I’d rather those individuals keep those comments to themselves, but since they are yelling so loudly, I can’t help but pay attention to their caustic invectives.

That’s when I have a choice to make. Do I sit and ignore what’s being said around me in the presence of others who are attending the game to support the team, or do I confront the perpetrators who are obviously not pleased with the scoreboard and who in a misguided way think that voicing public criticism is showing how much they care?

After watching someone yell at the cheerleaders to “get out of the way” when they are performing a dangerous stunt because they can’t see as well as they’d like or another telling band members to sit down as they stand and cheer, I shake my head. I wonder, “Who is the game about, anyway? The kids, or the spectators?” I also wonder why a grown man — or two or three — could insult coaches when they are aware of a coach’s wife and child sitting two or three rows in front of them.

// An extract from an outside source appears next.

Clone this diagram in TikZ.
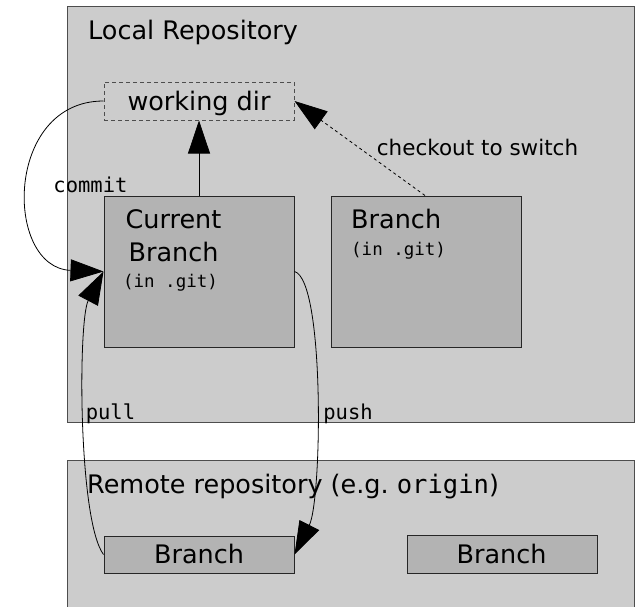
\documentclass[tikz,border=0pt]{standalone}
\usepackage{fontspec}
\setmainfont{DejaVu Sans}
\setsansfont{DejaVu Sans}
\setmonofont{DejaVu Sans Mono}
\usetikzlibrary{arrows.meta}
\definecolor{outerfill}{HTML}{CCCCCC}
\definecolor{innerfill}{HTML}{B3B3B3}
\definecolor{outerline}{HTML}{4D4D4D}
\definecolor{innerline}{HTML}{262626}
\tikzset{
  repobox/.style={draw=outerline, fill=outerfill, line width=1pt, inner sep=0pt},
  branchbox/.style={draw=innerline, fill=innerfill, line width=1pt, inner sep=0pt, minimum width=190pt},
  wdbox/.style={draw=outerline, dash pattern=on 4pt off 3pt, line width=1pt, inner sep=0pt, minimum width=190pt, minimum height=38pt},
  bigtxt/.style={font=\fontsize{25.5}{30}\selectfont, inner sep=0pt},
  monosmall/.style={font=\fontsize{17.5}{20}\selectfont\ttfamily, inner sep=0pt},
  lbl/.style={font=\fontsize{21.5}{24}\selectfont, inner sep=0pt},
  monolbl/.style={font=\fontsize{20.5}{24}\selectfont\ttfamily, inner sep=0pt},
  flow/.style={line width=0.8pt, -{Triangle[length=33pt,width=22pt]}},
}
\begin{document}
\begin{tikzpicture}[x=1pt,y=-1pt]
\clip (0,0) rectangle (639,606);
\fill[white] (0,0) rectangle (639,606);
% repositories
\node[repobox, minimum width=567pt, minimum height=416pt] (local) at (350.5,214) {};
\node[repobox, minimum width=567pt, minimum height=180pt] (remote) at (350.5,550) {};
\node[bigtxt, anchor=base west] (localtitle) at (88,39) {Local Repository};
\node[bigtxt, anchor=base west] (remotetitle) at (87,493) {Remote repository (e.g.\ \texttt{origin})};
% boxes
\node[wdbox] (wd) at (199,101) {};
\node[bigtxt, anchor=base] (wdtxt) at (199,110) {working dir};
\node[branchbox, minimum height=151pt] (cur) at (199,271.5) {};
\node[bigtxt, anchor=base] (curtxt1) at (173.5,228) {Current};
\node[bigtxt, anchor=base] (curtxt2) at (173.5,261) {Branch};
\node[monosmall, anchor=base] (curtxt3) at (170.5,287) {(in .git)};
\node[branchbox, minimum height=151pt] (br) at (426,271.5) {};
\node[bigtxt, anchor=base west] (brtxt1) at (351,228) {Branch};
\node[monosmall, anchor=base west] (brtxt2) at (351,255) {(in .git)};
\node[branchbox, minimum height=37pt] (rb1) at (199,554.5) {};
\node[bigtxt, anchor=base] (rb1txt) at (199,563) {Branch};
\node[branchbox, minimum height=38pt] (rb2) at (502,554) {};
\node[bigtxt, anchor=base] (rb2txt) at (501.5,563) {Branch};
% connectors
\draw[flow] (cur.north) -- (wd.south);
\draw[flow] (wd.west) .. controls (4,101) and (4,268) .. (cur.west);
\draw[flow, dash pattern=on 3pt off 3pt] (br.north -| 425,0) -- (wd.east);
\draw[flow] (rb1.west) .. controls (78,520) and (78,320) .. (cur.west);
\draw[flow] (cur.east) .. controls (325,280) and (322,500) .. (rb1.east);
% labels
\node[monolbl, anchor=base] (commitlbl) at (90.5,192) {commit};
\node[lbl, anchor=base] (checklbl) at (477.5,155) {checkout to switch};
\node[monolbl, anchor=base] (pulllbl) at (110.5,419) {pull};
\node[monolbl, anchor=base] (pushlbl) at (348,419) {push};
\end{tikzpicture}
\end{document}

Yes, I paid attention. I was astonished. And now I’m telling about it because I think there are too many adults who don’t understand something basic which even most teenagers do. Shouting unbridled, rude remarks at someone doesn’t do much good. It actually has the opposite effect.

One of the very best parts of teaching in my experience has been going to sporting events and watching my students compete and perform. The enthusiasm of youth keeps the world going, I’m convinced, to drown out the cynicism of those who don’t like what they see “on the scoreboard,” whether it’s in current events or at sporting events.

I’m thankful for people such as Leighton Ford, who cared about a little seventh- grade boy’s life and got my attention. I’m also thankful for writers who help us to see that paying attention is only the first step.    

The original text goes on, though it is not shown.